→ What is asked:
Every line in the data below from the one containing "Reproduce this chart with Plotly." down to the one containing "y_ticks = [0, 0.002, 0.004, 0.006, 0.008, 0.010, 0.012]", both included, must be retyped exactly; no other line is to appear.
--- begin Input records ---
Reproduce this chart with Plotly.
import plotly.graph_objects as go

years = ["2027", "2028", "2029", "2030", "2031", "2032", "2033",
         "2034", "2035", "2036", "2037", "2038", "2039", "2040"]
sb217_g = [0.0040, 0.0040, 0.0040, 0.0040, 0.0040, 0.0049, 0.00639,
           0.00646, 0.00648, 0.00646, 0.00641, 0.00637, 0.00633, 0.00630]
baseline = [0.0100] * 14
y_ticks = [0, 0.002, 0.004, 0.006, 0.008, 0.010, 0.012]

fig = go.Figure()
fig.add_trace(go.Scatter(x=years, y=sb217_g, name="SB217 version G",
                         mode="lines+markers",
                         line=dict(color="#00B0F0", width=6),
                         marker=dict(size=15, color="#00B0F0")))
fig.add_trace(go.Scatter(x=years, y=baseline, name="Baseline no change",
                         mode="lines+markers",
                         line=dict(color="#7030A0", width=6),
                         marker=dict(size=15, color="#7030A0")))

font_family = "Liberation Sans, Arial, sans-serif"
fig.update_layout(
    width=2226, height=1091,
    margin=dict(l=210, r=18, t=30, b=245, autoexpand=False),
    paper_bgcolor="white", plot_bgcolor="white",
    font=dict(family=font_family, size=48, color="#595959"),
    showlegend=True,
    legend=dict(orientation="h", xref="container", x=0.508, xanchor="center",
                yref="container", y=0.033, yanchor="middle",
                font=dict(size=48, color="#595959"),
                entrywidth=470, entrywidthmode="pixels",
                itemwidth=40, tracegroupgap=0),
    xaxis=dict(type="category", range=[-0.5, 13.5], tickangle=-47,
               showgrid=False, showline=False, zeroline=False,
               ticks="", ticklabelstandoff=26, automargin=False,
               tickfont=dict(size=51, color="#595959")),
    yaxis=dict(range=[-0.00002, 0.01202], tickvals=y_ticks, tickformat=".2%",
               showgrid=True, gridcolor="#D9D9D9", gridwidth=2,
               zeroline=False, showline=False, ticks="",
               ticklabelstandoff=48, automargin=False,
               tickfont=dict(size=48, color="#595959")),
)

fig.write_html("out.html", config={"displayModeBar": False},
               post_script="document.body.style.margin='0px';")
--- end Input records ---
--- begin Input records ---
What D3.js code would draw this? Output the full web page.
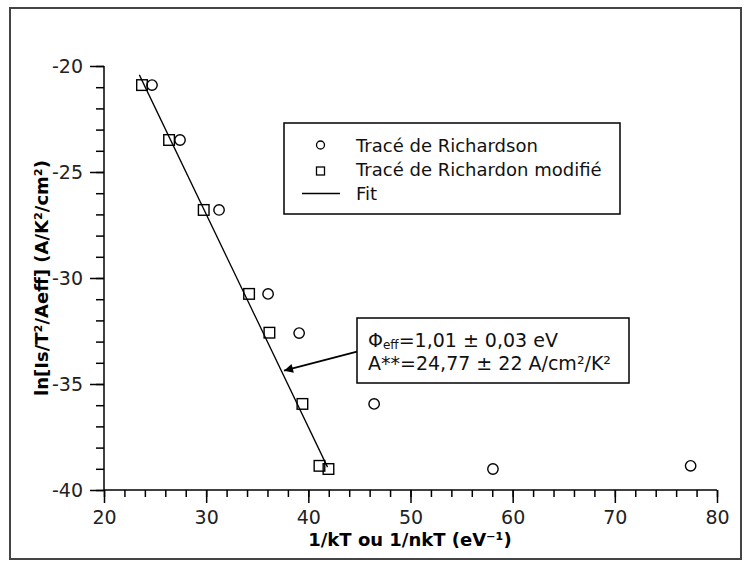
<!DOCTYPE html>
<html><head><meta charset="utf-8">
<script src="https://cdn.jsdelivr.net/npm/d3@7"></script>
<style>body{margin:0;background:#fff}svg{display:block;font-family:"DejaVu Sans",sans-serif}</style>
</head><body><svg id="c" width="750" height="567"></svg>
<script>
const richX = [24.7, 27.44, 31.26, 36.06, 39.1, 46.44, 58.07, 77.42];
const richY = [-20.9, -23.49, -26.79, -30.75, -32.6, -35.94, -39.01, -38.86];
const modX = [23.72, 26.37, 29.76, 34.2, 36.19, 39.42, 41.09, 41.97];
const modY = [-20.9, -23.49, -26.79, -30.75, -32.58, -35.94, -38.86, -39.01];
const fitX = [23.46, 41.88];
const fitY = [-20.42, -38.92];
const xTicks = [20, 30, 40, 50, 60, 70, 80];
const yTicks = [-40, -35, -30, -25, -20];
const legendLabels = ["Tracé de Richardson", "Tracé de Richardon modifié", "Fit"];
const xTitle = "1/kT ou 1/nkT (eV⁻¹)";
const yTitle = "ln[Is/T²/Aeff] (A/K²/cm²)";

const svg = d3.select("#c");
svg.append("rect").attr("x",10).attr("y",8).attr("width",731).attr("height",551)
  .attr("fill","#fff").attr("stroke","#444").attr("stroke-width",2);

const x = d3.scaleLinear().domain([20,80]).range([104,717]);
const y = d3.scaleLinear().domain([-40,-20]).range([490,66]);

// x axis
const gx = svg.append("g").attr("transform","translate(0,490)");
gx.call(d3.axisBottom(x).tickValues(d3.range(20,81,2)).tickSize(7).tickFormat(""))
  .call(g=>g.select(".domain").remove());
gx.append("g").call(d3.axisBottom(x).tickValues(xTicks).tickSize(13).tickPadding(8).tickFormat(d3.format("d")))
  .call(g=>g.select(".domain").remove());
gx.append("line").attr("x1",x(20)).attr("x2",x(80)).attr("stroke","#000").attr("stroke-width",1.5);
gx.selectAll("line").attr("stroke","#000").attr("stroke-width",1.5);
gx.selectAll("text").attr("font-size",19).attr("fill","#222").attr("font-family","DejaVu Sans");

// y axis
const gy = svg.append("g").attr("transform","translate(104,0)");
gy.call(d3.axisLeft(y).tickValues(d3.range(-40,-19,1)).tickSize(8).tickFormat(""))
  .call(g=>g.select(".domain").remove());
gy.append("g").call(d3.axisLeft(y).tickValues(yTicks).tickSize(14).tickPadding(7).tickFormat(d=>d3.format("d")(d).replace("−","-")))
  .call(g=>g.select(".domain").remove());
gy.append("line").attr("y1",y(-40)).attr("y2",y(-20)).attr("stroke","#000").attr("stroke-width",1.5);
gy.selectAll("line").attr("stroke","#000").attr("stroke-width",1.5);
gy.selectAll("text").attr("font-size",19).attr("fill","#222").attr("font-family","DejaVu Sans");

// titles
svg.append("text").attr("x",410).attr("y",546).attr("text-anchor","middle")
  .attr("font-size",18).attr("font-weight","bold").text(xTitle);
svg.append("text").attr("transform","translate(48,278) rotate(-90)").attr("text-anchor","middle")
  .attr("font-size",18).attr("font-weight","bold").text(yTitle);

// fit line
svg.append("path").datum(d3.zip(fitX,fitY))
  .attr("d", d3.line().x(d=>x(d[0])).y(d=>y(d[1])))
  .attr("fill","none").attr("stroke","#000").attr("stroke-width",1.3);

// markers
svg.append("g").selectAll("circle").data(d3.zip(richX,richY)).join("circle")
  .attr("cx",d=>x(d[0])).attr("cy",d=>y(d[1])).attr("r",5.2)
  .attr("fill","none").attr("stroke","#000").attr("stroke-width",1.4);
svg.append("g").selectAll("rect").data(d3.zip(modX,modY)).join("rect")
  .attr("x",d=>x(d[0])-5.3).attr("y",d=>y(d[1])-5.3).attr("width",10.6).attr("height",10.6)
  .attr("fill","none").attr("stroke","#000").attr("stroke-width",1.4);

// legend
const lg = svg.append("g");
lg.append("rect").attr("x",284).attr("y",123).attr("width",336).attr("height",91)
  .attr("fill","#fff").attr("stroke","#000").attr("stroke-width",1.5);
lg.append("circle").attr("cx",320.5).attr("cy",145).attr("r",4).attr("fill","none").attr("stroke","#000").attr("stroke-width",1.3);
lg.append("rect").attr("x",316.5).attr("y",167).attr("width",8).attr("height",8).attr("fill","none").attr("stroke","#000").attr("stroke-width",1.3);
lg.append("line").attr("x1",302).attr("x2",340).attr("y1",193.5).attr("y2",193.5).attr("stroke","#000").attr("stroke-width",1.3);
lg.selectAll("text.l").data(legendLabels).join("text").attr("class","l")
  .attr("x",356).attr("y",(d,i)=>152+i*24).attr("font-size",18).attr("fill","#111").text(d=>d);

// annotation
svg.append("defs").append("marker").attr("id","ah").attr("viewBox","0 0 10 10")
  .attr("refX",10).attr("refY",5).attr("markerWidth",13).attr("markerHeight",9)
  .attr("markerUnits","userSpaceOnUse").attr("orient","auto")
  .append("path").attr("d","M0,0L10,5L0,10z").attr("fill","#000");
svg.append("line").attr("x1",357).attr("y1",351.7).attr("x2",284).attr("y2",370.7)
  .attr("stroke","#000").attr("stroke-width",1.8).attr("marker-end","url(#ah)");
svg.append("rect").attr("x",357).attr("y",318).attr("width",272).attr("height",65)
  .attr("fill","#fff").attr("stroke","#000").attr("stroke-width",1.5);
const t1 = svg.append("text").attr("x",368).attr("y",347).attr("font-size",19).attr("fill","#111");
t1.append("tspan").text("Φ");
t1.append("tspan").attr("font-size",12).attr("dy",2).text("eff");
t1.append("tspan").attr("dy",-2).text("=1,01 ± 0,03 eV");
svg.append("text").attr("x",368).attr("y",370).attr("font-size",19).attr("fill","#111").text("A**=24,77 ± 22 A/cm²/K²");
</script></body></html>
--- end Input records ---
→ Answer in full:
Reproduce this chart with Plotly.
import plotly.graph_objects as go

years = ["2027", "2028", "2029", "2030", "2031", "2032", "2033",
         "2034", "2035", "2036", "2037", "2038", "2039", "2040"]
sb217_g = [0.0040, 0.0040, 0.0040, 0.0040, 0.0040, 0.0049, 0.00639,
           0.00646, 0.00648, 0.00646, 0.00641, 0.00637, 0.00633, 0.00630]
baseline = [0.0100] * 14
y_ticks = [0, 0.002, 0.004, 0.006, 0.008, 0.010, 0.012]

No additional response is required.